Below are results for the no-tilj no-bristle case. At first glance, the shape of the recons looks fairly similar to the M08 case. In detail, there are some important differences: for example, the divergence problem in the no-tilj no-dendro latem reconstruction is much more pronounced than in the M08 reconstruction where the huge ramp of the Tilj sediments and the bristlecones mitigates the divergence problem considerably.
These differences arise with relatively little difference in the relative weights of the other proxies.
M08 has a very unique methodology for splicing reconstruction steps – one which you definitely can’t read about in Draper and Smith. First they calculate RE statistics for latem and earlym reconstructions. In the figure below, I’ve plotted latem and earlym RE statistics for the different steps under three cases:
(1) M08 from their archive, shown as a line
(2) no-tilj (using my emulation of M08) shown as + signs.
(3) no-tilj no-bristle shown as “o”. As noted above “nobristle” in this context only involves one series (nv512.)
The latem RE stat decreases quite dramatically without the Tilj and nv512 data sets.

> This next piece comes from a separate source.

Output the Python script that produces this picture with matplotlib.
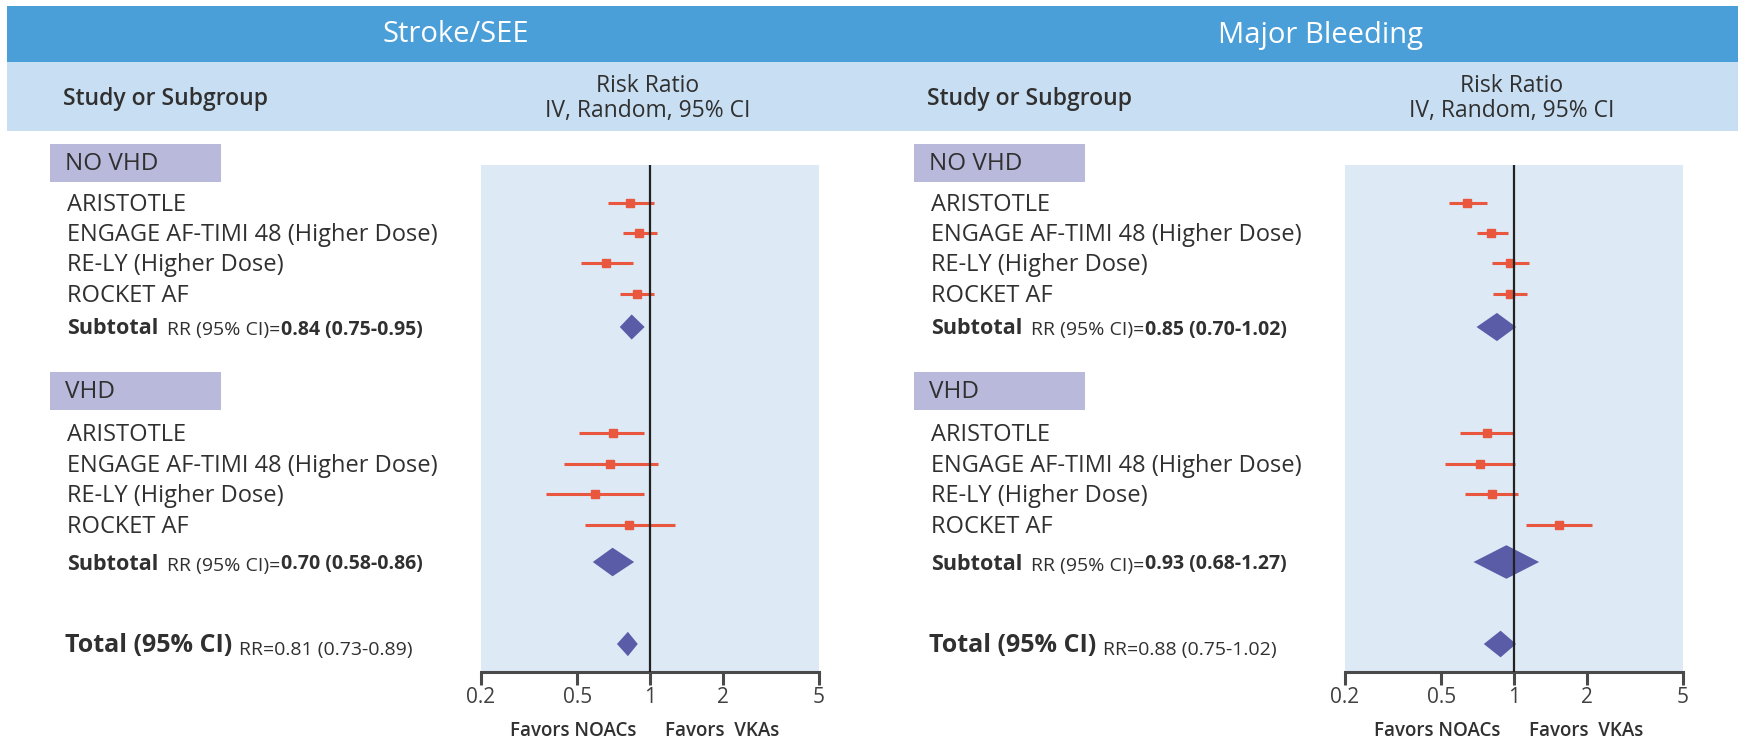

This sharp decline in latem RE statistic ends up affecting the rather weird M08 “validation” method. From the earlym and latem RE statistics, Mann calculated an “average” RE statistic – this is another ad hoc and unheard of method. If the “average” RE statistic is above a benchmark that looks like it’s about 0.35 (note that this benchmark is a far cry from the benchmark of 0 used in MBH98 and Wahl and Ammann 2007 – one that we criticized in our 2005 articles – more on this on another occasion), the series is said to “validate”. If the addition of more data in a step fails to increase the average RE (and the average CE), then the earlier version with fewer data is used. This is “justified” in the name of avoiding overfitting, but this is actually an extra fitting step based on RE statistics.
In any event, the reason why the no_tilj no-bristle ( and afortiori, no-tilk no-dendro) fails to “validate” prior to AD1500 or so is simply that the latem RE statistic becomes negative due to the divergence problem – without the Tilj series and nv512. (I haven’t studied the EIV/RegEM setup, but I suspect that the same sort of thing is what’s causing its failure as well.)
In a way, the situation is remarkably similar to the MBH98 situation and bristlecone sensitivity. One point on which Mann et al and ourselves were in agreement was that the AD1400 MBH98 reconstruction failed their RE test without bristlecones. (And also earlier steps.) In the terminology of M08, without bristlecones, they did not have a “validated” reconstruction as at AD1400 and thus could not make a modern-medieval comparison with the claimed statistical confidence.
Ironically, the situation in M08 appears to be almost identical. Once the Tilj proxies are unpeeled, Mann once again doesn’t have a “validated” reconstruction prior to AD1500 or so, and thus cannot make a modern-medieval comparison with the claimed statistical confidence. (BY saying this, I do not agree that his later comparisons mean anything.; however, they don’t “matter’ for the modern-medeival comparison.)